Step-by-Step Solution:

Step 1: Recall the widely memorized benchmark: mu(water, 20°C) ≈ 1 cP.Step 2: Map units: 1 cP = 0.01 poise and equals 1 mPa·s in SI.Step 3: Recognize that nu ≈ 1 cSt at 20°C because rho ≈ 1 g/cm^3; however, the default “viscosity” answer without qualifier is dynamic viscosity unless the question explicitly says “kinematic”.Step 4: Choose “one centipoise” as the best match.


Verification / Alternative check:

Property tables and handbooks list water at 20°C with mu ≈ 1.0 cP and nu ≈ 1.0 cSt.
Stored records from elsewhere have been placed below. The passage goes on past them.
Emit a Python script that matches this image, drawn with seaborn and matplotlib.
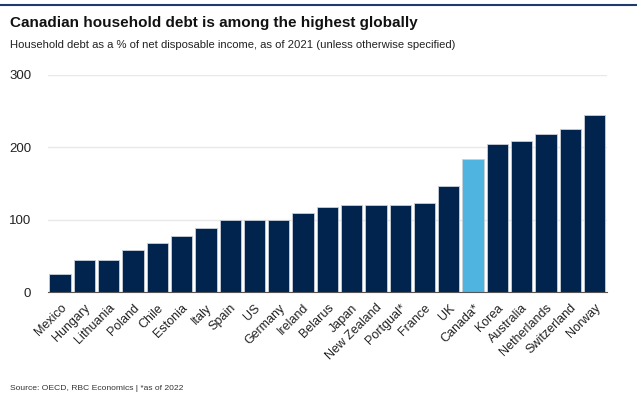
import matplotlib
matplotlib.use("Agg")
import matplotlib.pyplot as plt
import seaborn as sns
import pandas as pd

countries = ["Mexico", "Hungary", "Lithuania", "Poland", "Chile", "Estonia", "Italy", "Spain",
             "US", "Germany", "Ireland", "Belarus", "Japan", "New Zealand", "Portgual*", "France",
             "UK", "Canada*", "Korea", "Australia", "Netherlands", "Switzerland", "Norway"]
debt = [25, 44, 44, 58, 68, 78, 89, 100, 100, 100, 109, 117, 120, 120, 121, 123,
        146, 184, 204, 209, 219, 225, 244]
highlight = "Canada*"
yticks = [0, 100, 200, 300]

navy = "#00244E"
light = "#4FB4E0"

sns.set_theme(style="white")
plt.rcParams['font.family'] = ['Liberation Sans', 'DejaVu Sans']

df = pd.DataFrame({"country": countries, "debt": debt})
palette = {c: (light if c == highlight else navy) for c in countries}

fig = plt.figure(figsize=(6.37, 4.18), dpi=100)
ax = fig.add_axes([0.0754, 0.301, 0.877, 0.52])
sns.barplot(data=df, x="country", y="debt", hue="country", palette=palette,
            legend=False, ax=ax, width=0.88, saturation=1,
            edgecolor="#c9d0d8", linewidth=0.6)

ax.set_ylim(0, 300)
ax.set_yticks(yticks)
ax.set_yticklabels([str(v) for v in yticks], fontsize=9.5, color="#222222")
ax.set_xlim(-0.5, len(countries) - 0.5)
ax.grid(axis="y", color="#e8e8e8", linewidth=1)
ax.set_axisbelow(True)
for s in ["top", "right", "left"]:
    ax.spines[s].set_visible(False)
ax.spines["bottom"].set_color("#555555")
ax.spines["bottom"].set_linewidth(0.8)
ax.tick_params(axis="y", length=0, pad=12)
ax.set_xlabel("")
ax.set_ylabel("")
ax.set_xticks(range(len(countries)))
ax.set_xticklabels(countries, rotation=45, ha="right", rotation_mode="anchor",
                   fontsize=9, color="#222222")
ax.tick_params(axis="x", length=0, pad=7)

fig.text(10 / 637, 1 - 23 / 418, "Canadian household debt is among the highest globally",
         fontsize=11, fontweight="bold", color="#111111", va="center", ha="left")
fig.text(10 / 637, 1 - 45 / 418,
         "Household debt as a % of net disposable income, as of 2021 (unless otherwise specified)",
         fontsize=8.15, color="#222222", va="center", ha="left")
fig.text(10 / 637, 1 - 389 / 418, "Source: OECD, RBC Economics | *as of 2022",
         fontsize=6.1, color="#333333", va="center", ha="left")

fig.add_artist(plt.Line2D([0, 1], [1 - 5 / 418, 1 - 5 / 418], transform=fig.transFigure,
                          color="#1F3A6E", linewidth=1.5))

fig.savefig("out.png", dpi=100)
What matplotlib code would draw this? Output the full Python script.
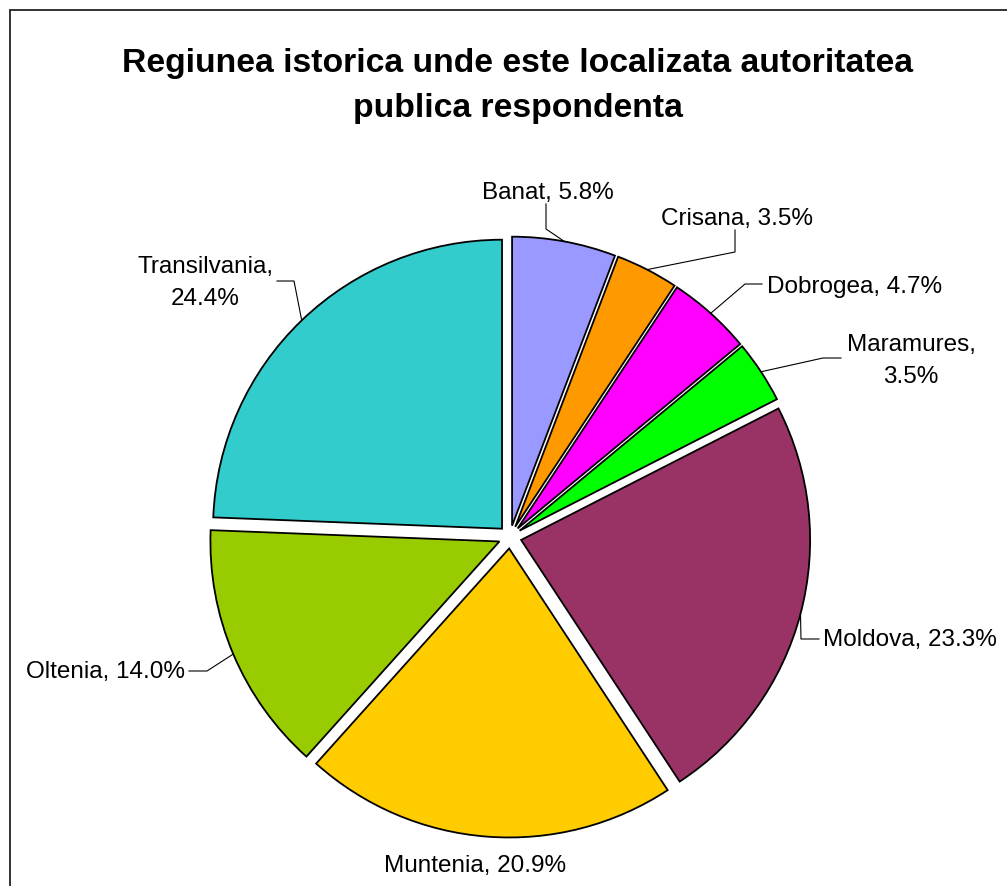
import numpy as np
import matplotlib
matplotlib.use("Agg")
import matplotlib.pyplot as plt
from matplotlib.patches import Rectangle

plt.rcParams['font.family'] = ['Liberation Sans', 'DejaVu Sans']

# data
regions = ['Banat', 'Crisana', 'Dobrogea', 'Maramures', 'Moldova',
           'Muntenia', 'Oltenia', 'Transilvania']
shares = [5.8, 3.5, 4.7, 3.5, 23.3, 20.9, 14.0, 24.4]
colors = ['#9999FF', '#FF9900', '#FF00FF', '#00FF00', '#993366',
          '#FFCC00', '#99CC00', '#33CCCC']
title = 'Regiunea istorica unde este localizata autoritatea\npublica respondenta'

W, H = 1007, 887


def px(x, y):
    # pixel coords (origin top-left) -> data coords
    return x, H - y


fig = plt.figure(figsize=(W / 100, H / 100), dpi=100)
ax = fig.add_axes([0, 0, 1, 1])

# outer frame of the chart area
fig.patches.append(Rectangle((10 / W, 0 - 0.01), 1.1, (H - 11) / H + 0.01,
                             transform=fig.transFigure, fill=False,
                             edgecolor='#222222', lw=1.3))

# explode is in data units (= pixels here)
wedges, _ = ax.pie(shares, colors=colors, startangle=90, counterclock=False,
                   center=px(510, 538), radius=289, explode=[11.5] * 8,
                   wedgeprops=dict(edgecolor='black', linewidth=1.3),
                   frame=True)
ax.set_xlim(0, W)
ax.set_ylim(0, H)
ax.set_aspect('equal')
ax.axis('off')

fig.text(0.514, 1 - 86 / H, title, ha='center', va='center', fontsize=24.3,
         fontweight='bold', linespacing=1.55)

# label layout: text position (pixels), alignment, leader elbow, leader end
layout = {
    'Banat': ((548, 193), 'center', [(546, 230), (546, 205)]),
    'Crisana': ((737, 219), 'center', [(735, 253), (735, 231)]),
    'Dobrogea': ((767, 287), 'left', [(745, 285), (762, 285)]),
    'Maramures': ((911, 361), 'center', [(823, 359), (841, 359)]),
    'Moldova': ((823, 640), 'left', [(801, 640), (819, 640)]),
    'Muntenia': ((475, 866), 'center', []),
    'Oltenia': ((185, 672), 'right', [(207, 672), (189, 672)]),
    'Transilvania': ((205, 283), 'center', [(294, 282), (277, 282)]),
}
two_line = {'Maramures', 'Transilvania'}

for w, name, val in zip(wedges, regions, shares):
    (tx, ty), ha, leader = layout[name]
    sep = '\n' if name in two_line else ' '
    ax.text(*px(tx, ty), f'{name},{sep}{val:.1f}%', ha=ha, va='center',
            fontsize=17.5, multialignment='center', linespacing=1.6)
    if leader:
        ang = np.deg2rad((w.theta1 + w.theta2) / 2)
        cx, cy = w.center
        pts = [(cx + w.r * np.cos(ang), cy + w.r * np.sin(ang))]
        pts += [px(x, y) for x, y in leader]
        xs, ys = zip(*pts)
        ax.plot(xs, ys, color='black', lw=0.8)

fig.savefig('out.png', dpi=100)
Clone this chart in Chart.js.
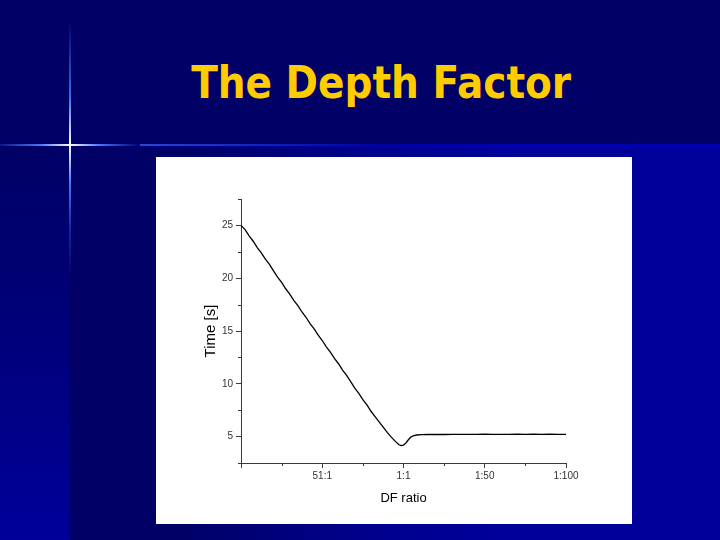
<!DOCTYPE html>
<html>
<head>
<meta charset="utf-8">
<script src="https://cdn.jsdelivr.net/npm/chart.js@4/dist/chart.umd.min.js"></script>
<style>
  html, body { margin: 0; padding: 0; }
  body { width: 720px; height: 540px; position: relative; overflow: hidden; background: #000066; }
  .abs { position: absolute; }
  #leftStrip { left: 0; top: 146px; width: 70px; height: 394px; background: linear-gradient(to bottom, #000066 0%, #00007c 50%, #00009a 100%); }
  #rightArea { left: 70px; top: 146px; width: 650px; height: 394px; background: linear-gradient(to right, #000066 0%, #000066 16%, #00008c 45%, #00009a 65%, #00009a 100%); }
  #band { left: 70px; top: 144px; width: 650px; height: 4px; background: linear-gradient(to right, rgba(0,0,170,0) 0%, rgba(0,0,176,0.6) 30%, #0000b0 70%, #0000b0 100%); }
  #hLine { left: 0; top: 144px; width: 140px; height: 2px; background: linear-gradient(to right, rgba(60,110,255,0.2) 0%, #4a7cff 30%, #ffffff 50%, #4a7cff 70%, rgba(60,110,255,0) 100%); }
  #hLine2 { left: 140px; top: 144px; width: 240px; height: 2px; background: linear-gradient(to right, rgba(60,100,255,0.7) 0%, rgba(30,60,230,0) 100%); }
  #vLine { left: 69px; top: 20px; width: 2px; height: 260px; background: linear-gradient(to bottom, rgba(60,110,255,0) 0%, #3a6cf0 30%, #ffffff 48%, #4a7cff 62%, rgba(40,80,230,0.5) 80%, rgba(40,80,230,0) 100%); }
  #title { left: 0; top: 56px; width: 762px; height: 54px; line-height: 54px; text-align: center; color: #FFCC00; font-family: "DejaVu Sans", sans-serif; font-weight: bold; font-size: 44px; white-space: nowrap; }
  #title span { display: inline-block; transform-origin: center; }
  #box { left: 156px; top: 157px; width: 476px; height: 367px; background: #ffffff; }
</style>
</head>
<body>
<div class="abs" id="leftStrip"></div>
<div class="abs" id="rightArea"></div>
<div class="abs" id="band"></div>
<div class="abs" id="hLine2"></div>
<div class="abs" id="hLine"></div>
<div class="abs" id="vLine"></div>
<div class="abs" id="title"><span id="titleText">The Depth Factor</span></div>
<div class="abs" id="box"><canvas id="c" width="476" height="367"></canvas></div>
<script>
// ---- data ----
const dfPosition = [0, 2.5, 5, 7.5, 10, 12.5, 15, 17.5, 20, 22.5, 25, 27.5, 30, 32.5, 35, 37.5, 40, 42.5, 45, 47.5, 50, 52.5, 55, 57.5, 60, 62.5, 65, 67.5, 70, 72.5, 75, 77.5, 80, 82.5, 85, 87.5, 90, 92.5, 95, 97, 98.5, 100, 101.5, 103, 104.5, 106, 108, 111, 115, 120, 125, 130, 135, 140, 145, 150, 155, 160, 165, 170, 175, 180, 185, 190, 195, 200];
const timeSeconds = [25.0, 24.6, 24.0, 23.5, 22.9, 22.4, 21.8, 21.3, 20.7, 20.1, 19.6, 19.0, 18.5, 17.9, 17.4, 16.8, 16.3, 15.7, 15.2, 14.6, 14.1, 13.5, 13.0, 12.4, 11.9, 11.3, 10.8, 10.2, 9.6, 9.1, 8.5, 8.0, 7.4, 6.9, 6.4, 5.9, 5.4, 4.95, 4.55, 4.25, 4.15, 4.2, 4.4, 4.7, 4.95, 5.08, 5.15, 5.19, 5.2, 5.21, 5.2, 5.22, 5.21, 5.22, 5.21, 5.23, 5.22, 5.22, 5.21, 5.23, 5.22, 5.24, 5.21, 5.23, 5.22, 5.22];
const xMajorTicks = [0, 50, 100, 150, 200];
const xTickLabels = ["", "51:1", "1:1", "1:50", "1:100"];
const xMinorTicks = [25, 75, 125, 175];
const yMajorTicks = [5, 10, 15, 20, 25];
const yMinorTicks = [2.5, 7.5, 12.5, 17.5, 22.5, 27.5];

// title width fit
(function () {
  const sp = document.getElementById('titleText');
  const w = sp.getBoundingClientRect().width;
  sp.style.transform = 'scaleX(' + (380 / w) + ')';
})();

const axisColor = '#3a3a3a';
const minorTicks = {
  id: 'minorTicks',
  afterDraw(chart) {
    const ctx = chart.ctx;
    const xs = chart.scales.x, ys = chart.scales.y;
    ctx.save();
    ctx.strokeStyle = axisColor;
    ctx.lineWidth = 1;
    ctx.beginPath();
    xMinorTicks.forEach(v => {
      const px = Math.round(xs.getPixelForValue(v)) + 0.5;
      ctx.moveTo(px, ys.bottom);
      ctx.lineTo(px, ys.bottom + 3);
    });
    yMinorTicks.forEach(v => {
      const py = Math.round(ys.getPixelForValue(v)) + 0.5;
      ctx.moveTo(xs.left, py);
      ctx.lineTo(xs.left - 3, py);
    });
    ctx.stroke();
    ctx.restore();
  }
};

new Chart(document.getElementById('c'), {
  type: 'line',
  data: {
    datasets: [{
      data: dfPosition.map((x, i) => ({ x: x, y: timeSeconds[i] })),
      borderColor: '#000000',
      borderWidth: 1.3,
      pointRadius: 0,
      tension: 0,
      fill: false
    }]
  },
  options: {
    responsive: false,
    animation: false,
    layout: { padding: { left: 45, right: 66, top: 42, bottom: 16 } },
    plugins: { legend: { display: false }, tooltip: { enabled: false }, title: { display: false } },
    scales: {
      x: {
        type: 'linear',
        min: 0, max: 200,
        afterBuildTicks: s => { s.ticks = xMajorTicks.map(v => ({ value: v })); },
        afterFit: s => { s.height = 45; },
        ticks: {
          autoSkip: false, maxRotation: 0, padding: 2,
          color: '#333333',
          font: { family: 'Arial, "Liberation Sans", sans-serif', size: 10 },
          callback: (v) => { const i = xMajorTicks.indexOf(v); return i >= 0 ? xTickLabels[i] : ''; }
        },
        grid: { drawOnChartArea: false, drawTicks: true, tickLength: 5, tickColor: axisColor, color: axisColor },
        border: { display: true, color: axisColor, width: 1 },
        title: { display: true, text: 'DF ratio', color: '#000000', padding: { top: 4, bottom: 2 },
                 font: { family: 'Arial, "Liberation Sans", sans-serif', size: 13 } }
      },
      y: {
        type: 'linear',
        min: 2.5, max: 27.5,
        afterBuildTicks: s => { s.ticks = yMajorTicks.map(v => ({ value: v })); },
        afterFit: s => { s.width = 40; },
        ticks: {
          padding: 3,
          color: '#333333',
          font: { family: 'Arial, "Liberation Sans", sans-serif', size: 10 },
          callback: (v) => String(v)
        },
        grid: { drawOnChartArea: false, drawTicks: true, tickLength: 5, tickColor: axisColor, color: axisColor },
        border: { display: true, color: axisColor, width: 1 },
        title: { display: true, text: 'Time [s]', color: '#000000', padding: { top: 1, bottom: 2 },
                 font: { family: 'Arial, "Liberation Sans", sans-serif', size: 15 } }
      }
    }
  },
  plugins: [minorTicks]
});
</script>
</body>
</html>
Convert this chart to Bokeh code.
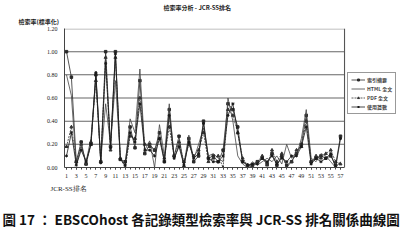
from bokeh.plotting import figure
from bokeh.models import Legend, LegendItem, FixedTicker, Range1d, Title, CustomJSTickFormatter
from bokeh.embed import file_html
from bokeh.resources import INLINE

rank = list(range(1, 58))
abstract = [1.00,0.78,0.05,0.22,0.03,0.20,0.80,0.05,1.00,0.18,1.00,0.07,0.05,0.35,0.17,0.75,0.12,0.20,0.15,0.30,0.05,0.50,0.10,0.27,0.00,0.25,0.05,0.10,0.40,0.08,0.10,0.05,0.15,0.55,0.50,0.35,0.05,0.02,0.02,0.05,0.08,0.03,0.12,0.02,0.10,0.02,0.05,0.12,0.20,0.45,0.05,0.08,0.10,0.08,0.10,0.02,0.27]
html_full = [0.80,0.62,0.02,0.18,0.05,0.25,0.78,0.06,0.55,0.20,0.75,0.08,0.02,0.42,0.30,0.85,0.15,0.23,0.00,0.37,0.10,0.55,0.07,0.20,0.03,0.28,0.07,0.20,0.34,0.10,0.12,0.08,0.05,0.60,0.40,0.10,0.03,0.00,0.05,0.02,0.05,0.08,0.05,0.10,0.03,0.20,0.08,0.10,0.25,0.50,0.08,0.05,0.12,0.10,0.05,0.00,0.05]
pdf_full = [0.18,0.35,0.05,0.20,0.03,0.22,0.75,0.05,0.95,0.15,0.95,0.08,0.00,0.27,0.25,0.60,0.20,0.18,0.15,0.25,0.08,0.35,0.10,0.22,0.05,0.20,0.10,0.15,0.30,0.05,0.08,0.10,0.00,0.50,0.45,0.30,0.08,0.02,0.00,0.05,0.10,0.02,0.15,0.05,0.12,0.00,0.05,0.15,0.18,0.40,0.05,0.10,0.08,0.12,0.15,0.05,0.03]
usage = [0.10,0.30,0.02,0.15,0.05,0.20,0.82,0.04,0.90,0.17,0.98,0.07,0.02,0.30,0.22,0.55,0.15,0.15,0.10,0.25,0.05,0.45,0.08,0.18,0.02,0.22,0.08,0.12,0.38,0.08,0.05,0.05,0.10,0.45,0.55,0.30,0.05,0.02,0.03,0.03,0.08,0.05,0.10,0.03,0.08,0.05,0.10,0.10,0.18,0.35,0.03,0.08,0.05,0.08,0.12,0.00,0.25]
series_names = ["索引摘要", "HTML 全文", "PDF 全文", "使用篇數"]
y_ticks = [0.0, 0.2, 0.4, 0.6, 0.8, 1.0, 1.2]
x_ticks = list(range(1, 58, 2))

CJK = "Noto Sans CJK TC"
SERIF = "Liberation Serif"

X_LO, X_HI = 0.59, 57.82          # plotting area in data units
p = figure(width=400, height=240, output_backend="svg", toolbar_location=None,
           x_range=Range1d(X_LO, 69.26), y_range=Range1d(0, 1.2),
           min_border_left=64, min_border_right=0, min_border_top=22, min_border_bottom=68)
p.background_fill_color = "white"
p.border_fill_color = "white"
p.outline_line_color = None

p.xaxis.ticker = FixedTicker(ticks=x_ticks, minor_ticks=rank)
p.xaxis.bounds = (X_LO, X_HI)
p.yaxis.ticker = FixedTicker(ticks=y_ticks)
p.yaxis.formatter = CustomJSTickFormatter(code="return tick.toFixed(2);")
for ax in (p.xaxis[0], p.yaxis[0]):
    ax.major_label_text_font = SERIF
    ax.major_label_text_font_size = "6px"
    ax.major_label_text_color = "#222222"
    ax.axis_line_color = "#444444"
    ax.major_tick_line_color = "#444444"
    ax.minor_tick_line_color = "#444444"
    ax.major_tick_in = 0
    ax.major_tick_out = 2
    ax.minor_tick_in = 0
    ax.minor_tick_out = 2
p.yaxis.minor_tick_line_color = None
p.yaxis.major_tick_out = 0
p.yaxis.major_label_standoff = 7
p.xaxis.major_label_standoff = 4
p.grid.grid_line_color = None

# horizontal grid lines and right border of the plotting area, as 1px bars
px_y = 1.2 / 150.0
px_x = (69.26 - X_LO) / 336.0
grid_y = y_ticks[1:-1]
p.hbar(y=grid_y, left=X_LO, right=X_HI, height=px_y * 1.1,
       fill_color="#666666", line_color=None)
p.hbar(y=[y_ticks[-1] - px_y * 0.5], left=X_LO, right=X_HI, height=px_y,
       fill_color="#aaaaaa", line_color=None)
p.vbar(x=[X_HI], bottom=y_ticks[0], top=y_ticks[-1], width=px_x * 1.1,
       fill_color="#555555", line_color=None)

styles = [
    dict(color="#2a2a2a", dash="solid", marker="square", msize=2.5),
    dict(color="#444444", dash="solid", marker=None, msize=0),
    dict(color="#333333", dash="2 1", marker="triangle", msize=3),
    dict(color="#1a1a1a", dash="solid", marker="asterisk", msize=3),
]
items = []
for name, vals, st in zip(series_names, [abstract, html_full, pdf_full, usage], styles):
    rs = [p.line(rank, vals, color=st["color"], line_width=0.8, line_dash=st["dash"])]
    if st["marker"]:
        rs.append(p.scatter(rank, vals, marker=st["marker"], size=st["msize"], color=st["color"]))
    items.append(LegendItem(label=name, renderers=rs))

legend = Legend(items=items, location=(283, 53), label_text_font=CJK,
                label_text_font_size="5px", label_text_font_style="bold",
                label_height=5, glyph_height=5,
                glyph_width=14, spacing=2, padding=3, margin=0,
                label_standoff=2, border_line_color="#333333", border_line_width=1,
                background_fill_alpha=1)
p.add_layout(legend)

p.add_layout(Title(text="檢索率(標準化)", align="left", offset=-46, text_font=CJK,
                   text_font_size="6px", text_font_style="bold", text_color="#222222",
                   standoff=6), "above")
p.add_layout(Title(text="檢索率分析 - JCR-SS排名", align="left", offset=99, text_font=CJK,
                   text_font_size="6px", text_font_style="bold", text_color="#222222",
                   standoff=0), "above")
p.add_layout(Title(text="JCR-SS排名", align="left", offset=-14, text_font=SERIF,
                   text_font_size="7px", text_font_style="normal", text_color="#222222",
                   standoff=4), "below")
p.add_layout(Title(text="圖 17 ： EBSCOhost 各記錄類型檢索率與 JCR-SS 排名關係曲線圖",
                   align="left", offset=-62, text_font=CJK, text_font_size="13.5px",
                   text_font_style="bold", text_color="#111111", standoff=24), "below")

open("out.html", "w").write(file_html(p, INLINE))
If the prompt explicitly asked for kinematic viscosity, “one centistroke” would be correct. Here the safest conventional choice is the dynamic value, one centipoise.


Why Other Options Are Wrong:

One stoke: 1 st = 10^−4 m^2/s; far larger than water's nu.One centistroke: This is nu, not mu; ambiguous unless specified.One poise or ten centipoise: Ten times too large for water at 20°C.


Common Pitfalls:

Mixing dynamic and kinematic viscosity units or forgetting that “poise” and “stoke” are CGS units. Also, quoting values at 25°C (slightly lower viscosity) instead of 20°C can cause small numeric drift.